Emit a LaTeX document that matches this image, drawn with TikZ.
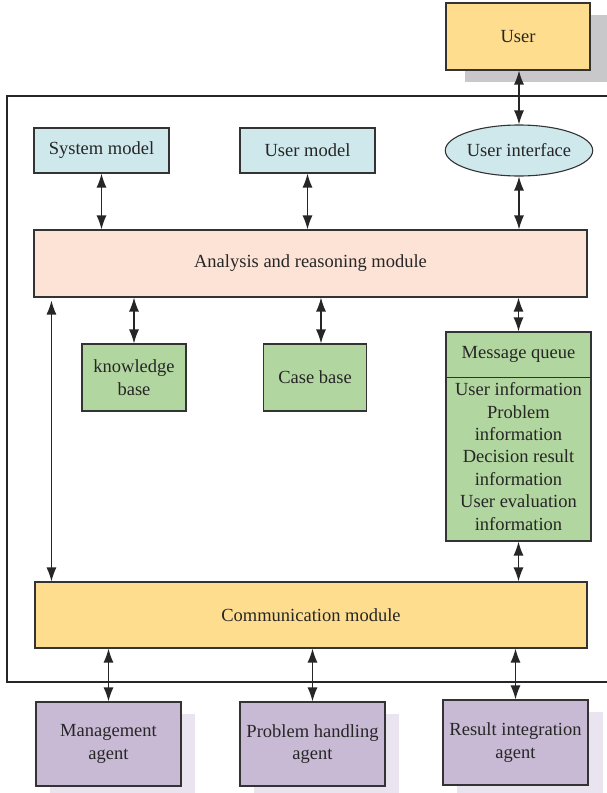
\documentclass[tikz,border=0pt]{standalone}
\usepackage{fontspec}
\setmainfont{Liberation Serif}
\usetikzlibrary{arrows.meta,shapes.geometric}
\definecolor{cyanfill}{HTML}{CFE8EC}
\definecolor{yelfill}{HTML}{FEDD8E}
\definecolor{peachfill}{HTML}{FDE3D5}
\definecolor{greenfill}{HTML}{B2D6A0}
\definecolor{purpfill}{HTML}{C8BAD5}
\definecolor{purpshadow}{HTML}{E9E4EF}
\definecolor{grayshadow}{HTML}{C8C8CA}
\definecolor{edge}{HTML}{333333}
\tikzset{
  box/.style={draw=edge, line width=1.1pt, rectangle, inner sep=0pt, align=center,
    font=\fontsize{18.5}{22.4}\selectfont, text=black!85},
  conn/.style={line width=1.2pt, draw=black!85, {Latex[length=14pt,width=10pt]}-{Latex[length=14pt,width=10pt]}},
}
\begin{document}
\begin{tikzpicture}[x=1pt,y=-1pt]
\useasboundingbox (0,0) rectangle (606,793);
% frame
\draw[line width=1.1pt, draw=black!85] (607,96) -- (7,96) -- (7,682) -- (607,682);
% shadows
\fill[grayshadow] (465,15) rectangle (610,82);
\fill[purpshadow] (50,714) rectangle (195,796);
\fill[purpshadow] (254,714) rectangle (399,796);
\fill[purpshadow] (457,712) rectangle (603,796);
% nodes
\node[box, fill=yelfill, minimum width=144pt, minimum height=67pt] (user) at (518,36.5) {User};
\node[box, fill=cyanfill, minimum width=135pt, minimum height=45pt] (sysm) at (101.5,150.5) {System model};
\node[box, fill=cyanfill, minimum width=135pt, minimum height=45pt] (userm) at (307.5,150.5) {User model};
\node[box, ellipse, fill=cyanfill, minimum width=146pt, minimum height=51pt] (ui) at (519,150.5) {User interface};
\node[box, fill=peachfill, minimum width=553pt, minimum height=67pt] (ana) at (310.5,263.5) {Analysis and reasoning module};
\node[box, fill=greenfill, minimum width=104pt, minimum height=67pt] (kb) at (134,377.5) {knowledge\\base};
\node[box, fill=greenfill, minimum width=103pt, minimum height=67pt] (cb) at (315,377.5) {Case base};
\node[box, fill=greenfill, minimum width=145pt, minimum height=209pt] (mq) at (518.5,436.5) {};
\draw[line width=1.1pt, draw=edge] ([yshift=-46pt]mq.north west) -- ([yshift=-46pt]mq.north east);
\node[font=\fontsize{18.5}{22.4}\selectfont, text=black!85, inner sep=0pt] (mqt) at ([yshift=-23pt]mq.north) {Message queue};
\node[font=\fontsize{18.5}{22.4}\selectfont, text=black!85, inner sep=0pt, align=center] (mqb) at ([yshift=-125pt]mq.north) {User information\\Problem\\information\\Decision result\\information\\User evaluation\\information};
\node[box, fill=yelfill, minimum width=552pt, minimum height=66pt] (comm) at (311,615) {Communication module};
\node[box, fill=purpfill, minimum width=145pt, minimum height=84pt] (ma) at (108.5,744) {Management\\agent};
\node[box, fill=purpfill, minimum width=145pt, minimum height=84pt] (pa) at (312.5,744) {Problem handling\\agent};
\node[box, fill=purpfill, minimum width=145pt, minimum height=85pt] (ra) at (515.5,742.5) {Result integration\\agent};
% connectors
\draw[conn] (user.south -| ui.north) -- (ui.north);
\draw[conn] (sysm.south) -- (sysm.south |- ana.north);
\draw[conn] (userm.south) -- (userm.south |- ana.north);
\draw[conn] (ui.south) -- (ui.south |- ana.north);
\draw[conn] (ana.south -| kb.north) -- (kb.north);
\draw[conn] ([xshift=6pt]cb.north |- ana.south) -- ([xshift=6pt]cb.north);
\draw[conn] (ana.south -| mq.north) -- (mq.north);
\draw[conn] ([xshift=18pt,yshift=-3pt]ana.south west) -- ([xshift=18pt]ana.south west |- comm.north);
\draw[conn] (mq.south) -- (mq.south |- comm.north);
\draw[conn] (comm.south -| ma.north) -- (ma.north);
\draw[conn] (comm.south -| pa.north) -- (pa.north);
\draw[conn] (comm.south -| ra.north) -- (ra.north);
\end{tikzpicture}
\end{document}
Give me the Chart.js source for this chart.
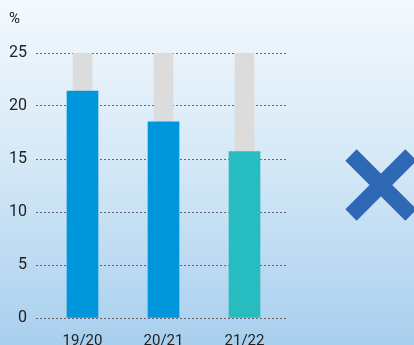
<!DOCTYPE html>
<html>
<head>
<meta charset="utf-8">
<script src="https://cdn.jsdelivr.net/npm/chart.js@4"></script>
<style>
  html, body { margin: 0; padding: 0; }
  body {
    width: 414px; height: 345px; overflow: hidden;
    background: linear-gradient(to bottom, #f3f9fe 0%, #d6e9f7 45%, #a8cfee 100%);
  }
  #wrap { position: relative; width: 414px; height: 345px; overflow: hidden; }
</style>
</head>
<body>
<div id="wrap"><canvas id="chart" width="414" height="352"></canvas></div>
<script>
const years = ["19/20", "20/21", "21/22"];
const rates = [21.4, 18.5, 15.7];
const maxRate = [25, 25, 25];
const barColors = ["#0096dc", "#0096dc", "#26bcc0"];
const yTicks = [0, 5, 10, 15, 20, 25];

// extra drawing: "%" label and the cross on the right
const extras = {
  id: "extras",
  afterDraw(chart) {
    const ctx = chart.ctx;
    ctx.save();
    ctx.fillStyle = "#222";
    ctx.font = "15px Roboto";
    ctx.textBaseline = "middle";
    ctx.fillText("%", 9, 19);

    const cx = 381, cy = 185, d = 30;
    ctx.strokeStyle = "#2f68b4";
    ctx.lineWidth = 16;
    ctx.lineCap = "butt";
    ctx.beginPath();
    ctx.moveTo(cx - d, cy - d); ctx.lineTo(cx + d, cy + d);
    ctx.moveTo(cx + d, cy - d); ctx.lineTo(cx - d, cy + d);
    ctx.stroke();
    ctx.restore();
  }
};

const ctx = document.getElementById("chart").getContext("2d");

new Chart(ctx, {
  type: "bar",
  data: {
    labels: years,
    datasets: [
      {
        data: rates.map((v, i) => ({ x: i, y: v })),
        backgroundColor: barColors,
        barThickness: 31,
        grouped: false
      },
      {
        data: maxRate.map((v, i) => ({ x: i, y: v })),
        backgroundColor: "#dcdcdc",
        barThickness: 19,
        grouped: false
      }
    ]
  },
  options: {
    responsive: false,
    animation: false,
    layout: { padding: { top: 53, right: 126, left: 10, bottom: 2 } },
    plugins: { legend: { display: false }, tooltip: { enabled: false } },
    scales: {
      x: {
        type: "linear",
        offset: false,
        min: -0.574,
        max: 2.537,
        afterBuildTicks(axis) {
          axis.ticks = years.map((_, i) => ({ value: i }));
        },
        afterFit(axis) {
          axis.height = 32;
          axis.paddingLeft = 0;
          axis.paddingRight = 0;
        },
        ticks: {
          callback: (v) => years[v],
          color: "#222",
          font: { family: "Roboto", size: 15 },
          padding: 14,
          maxRotation: 0,
          autoSkip: false
        },
        grid: { display: false, drawTicks: false },
        border: { display: false }
      },
      y: {
        min: 0,
        max: 25,
        afterBuildTicks(axis) {
          axis.ticks = yTicks.map(v => ({ value: v }));
        },
        afterFit(axis) {
          axis.width = 26;
          axis.paddingTop = 0;
          axis.paddingBottom = 0;
        },
        ticks: {
          color: "#222",
          font: { family: "Roboto", size: 16 },
          padding: 9,
          autoSkip: false
        },
        grid: {
          color: "#666",
          lineWidth: 1,
          drawTicks: false
        },
        border: { display: false, dash: [2, 2] }
      }
    }
  },
  plugins: [extras]
});
</script>
</body>
</html>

• DIRECTIONS:
Make an exact copy of the whole listing, but don't bring over any pictures.

• EXPECTED ANSWER:
Emit a LaTeX document that matches this image, drawn with TikZ.
\documentclass[tikz,border=0pt]{standalone}
\usepackage{fontspec}
\setmainfont{Liberation Serif}
\usetikzlibrary{arrows.meta,shapes.geometric}
\definecolor{cyanfill}{HTML}{CFE8EC}
\definecolor{yelfill}{HTML}{FEDD8E}
\definecolor{peachfill}{HTML}{FDE3D5}
\definecolor{greenfill}{HTML}{B2D6A0}
\definecolor{purpfill}{HTML}{C8BAD5}
\definecolor{purpshadow}{HTML}{E9E4EF}
\definecolor{grayshadow}{HTML}{C8C8CA}
\definecolor{edge}{HTML}{333333}
\tikzset{
  box/.style={draw=edge, line width=1.1pt, rectangle, inner sep=0pt, align=center,
    font=\fontsize{18.5}{22.4}\selectfont, text=black!85},
  conn/.style={line width=1.2pt, draw=black!85, {Latex[length=14pt,width=10pt]}-{Latex[length=14pt,width=10pt]}},
}
\begin{document}
\begin{tikzpicture}[x=1pt,y=-1pt]
\useasboundingbox (0,0) rectangle (606,793);
% frame
\draw[line width=1.1pt, draw=black!85] (607,96) -- (7,96) -- (7,682) -- (607,682);
% shadows
\fill[grayshadow] (465,15) rectangle (610,82);
\fill[purpshadow] (50,714) rectangle (195,796);
\fill[purpshadow] (254,714) rectangle (399,796);
\fill[purpshadow] (457,712) rectangle (603,796);
% nodes
\node[box, fill=yelfill, minimum width=144pt, minimum height=67pt] (user) at (518,36.5) {User};
\node[box, fill=cyanfill, minimum width=135pt, minimum height=45pt] (sysm) at (101.5,150.5) {System model};
\node[box, fill=cyanfill, minimum width=135pt, minimum height=45pt] (userm) at (307.5,150.5) {User model};
\node[box, ellipse, fill=cyanfill, minimum width=146pt, minimum height=51pt] (ui) at (519,150.5) {User interface};
\node[box, fill=peachfill, minimum width=553pt, minimum height=67pt] (ana) at (310.5,263.5) {Analysis and reasoning module};
\node[box, fill=greenfill, minimum width=104pt, minimum height=67pt] (kb) at (134,377.5) {knowledge\\base};
\node[box, fill=greenfill, minimum width=103pt, minimum height=67pt] (cb) at (315,377.5) {Case base};
\node[box, fill=greenfill, minimum width=145pt, minimum height=209pt] (mq) at (518.5,436.5) {};
\draw[line width=1.1pt, draw=edge] ([yshift=-46pt]mq.north west) -- ([yshift=-46pt]mq.north east);
\node[font=\fontsize{18.5}{22.4}\selectfont, text=black!85, inner sep=0pt] (mqt) at ([yshift=-23pt]mq.north) {Message queue};
\node[font=\fontsize{18.5}{22.4}\selectfont, text=black!85, inner sep=0pt, align=center] (mqb) at ([yshift=-125pt]mq.north) {User information\\Problem\\information\\Decision result\\information\\User evaluation\\information};
\node[box, fill=yelfill, minimum width=552pt, minimum height=66pt] (comm) at (311,615) {Communication module};
\node[box, fill=purpfill, minimum width=145pt, minimum height=84pt] (ma) at (108.5,744) {Management\\agent};
\node[box, fill=purpfill, minimum width=145pt, minimum height=84pt] (pa) at (312.5,744) {Problem handling\\agent};
\node[box, fill=purpfill, minimum width=145pt, minimum height=85pt] (ra) at (515.5,742.5) {Result integration\\agent};
% connectors
\draw[conn] (user.south -| ui.north) -- (ui.north);
\draw[conn] (sysm.south) -- (sysm.south |- ana.north);
\draw[conn] (userm.south) -- (userm.south |- ana.north);
\draw[conn] (ui.south) -- (ui.south |- ana.north);
\draw[conn] (ana.south -| kb.north) -- (kb.north);
\draw[conn] ([xshift=6pt]cb.north |- ana.south) -- ([xshift=6pt]cb.north);
\draw[conn] (ana.south -| mq.north) -- (mq.north);
\draw[conn] ([xshift=18pt,yshift=-3pt]ana.south west) -- ([xshift=18pt]ana.south west |- comm.north);
\draw[conn] (mq.south) -- (mq.south |- comm.north);
\draw[conn] (comm.south -| ma.north) -- (ma.north);
\draw[conn] (comm.south -| pa.north) -- (pa.north);
\draw[conn] (comm.south -| ra.north) -- (ra.north);
\end{tikzpicture}
\end{document}
Give me the Chart.js source for this chart.
<!DOCTYPE html>
<html>
<head>
<meta charset="utf-8">
<script src="https://cdn.jsdelivr.net/npm/chart.js@4"></script>
<style>
  html, body { margin: 0; padding: 0; }
  body {
    width: 414px; height: 345px; overflow: hidden;
    background: linear-gradient(to bottom, #f3f9fe 0%, #d6e9f7 45%, #a8cfee 100%);
  }
  #wrap { position: relative; width: 414px; height: 345px; overflow: hidden; }
</style>
</head>
<body>
<div id="wrap"><canvas id="chart" width="414" height="352"></canvas></div>
<script>
const years = ["19/20", "20/21", "21/22"];
const rates = [21.4, 18.5, 15.7];
const maxRate = [25, 25, 25];
const barColors = ["#0096dc", "#0096dc", "#26bcc0"];
const yTicks = [0, 5, 10, 15, 20, 25];

// extra drawing: "%" label and the cross on the right
const extras = {
  id: "extras",
  afterDraw(chart) {
    const ctx = chart.ctx;
    ctx.save();
    ctx.fillStyle = "#222";
    ctx.font = "15px Roboto";
    ctx.textBaseline = "middle";
    ctx.fillText("%", 9, 19);

    const cx = 381, cy = 185, d = 30;
    ctx.strokeStyle = "#2f68b4";
    ctx.lineWidth = 16;
    ctx.lineCap = "butt";
    ctx.beginPath();
    ctx.moveTo(cx - d, cy - d); ctx.lineTo(cx + d, cy + d);
    ctx.moveTo(cx + d, cy - d); ctx.lineTo(cx - d, cy + d);
    ctx.stroke();
    ctx.restore();
  }
};

const ctx = document.getElementById("chart").getContext("2d");

new Chart(ctx, {
  type: "bar",
  data: {
    labels: years,
    datasets: [
      {
        data: rates.map((v, i) => ({ x: i, y: v })),
        backgroundColor: barColors,
        barThickness: 31,
        grouped: false
      },
      {
        data: maxRate.map((v, i) => ({ x: i, y: v })),
        backgroundColor: "#dcdcdc",
        barThickness: 19,
        grouped: false
      }
    ]
  },
  options: {
    responsive: false,
    animation: false,
    layout: { padding: { top: 53, right: 126, left: 10, bottom: 2 } },
    plugins: { legend: { display: false }, tooltip: { enabled: false } },
    scales: {
      x: {
        type: "linear",
        offset: false,
        min: -0.574,
        max: 2.537,
        afterBuildTicks(axis) {
          axis.ticks = years.map((_, i) => ({ value: i }));
        },
        afterFit(axis) {
          axis.height = 32;
          axis.paddingLeft = 0;
          axis.paddingRight = 0;
        },
        ticks: {
          callback: (v) => years[v],
          color: "#222",
          font: { family: "Roboto", size: 15 },
          padding: 14,
          maxRotation: 0,
          autoSkip: false
        },
        grid: { display: false, drawTicks: false },
        border: { display: false }
      },
      y: {
        min: 0,
        max: 25,
        afterBuildTicks(axis) {
          axis.ticks = yTicks.map(v => ({ value: v }));
        },
        afterFit(axis) {
          axis.width = 26;
          axis.paddingTop = 0;
          axis.paddingBottom = 0;
        },
        ticks: {
          color: "#222",
          font: { family: "Roboto", size: 16 },
          padding: 9,
          autoSkip: false
        },
        grid: {
          color: "#666",
          lineWidth: 1,
          drawTicks: false
        },
        border: { display: false, dash: [2, 2] }
      }
    }
  },
  plugins: [extras]
});
</script>
</body>
</html>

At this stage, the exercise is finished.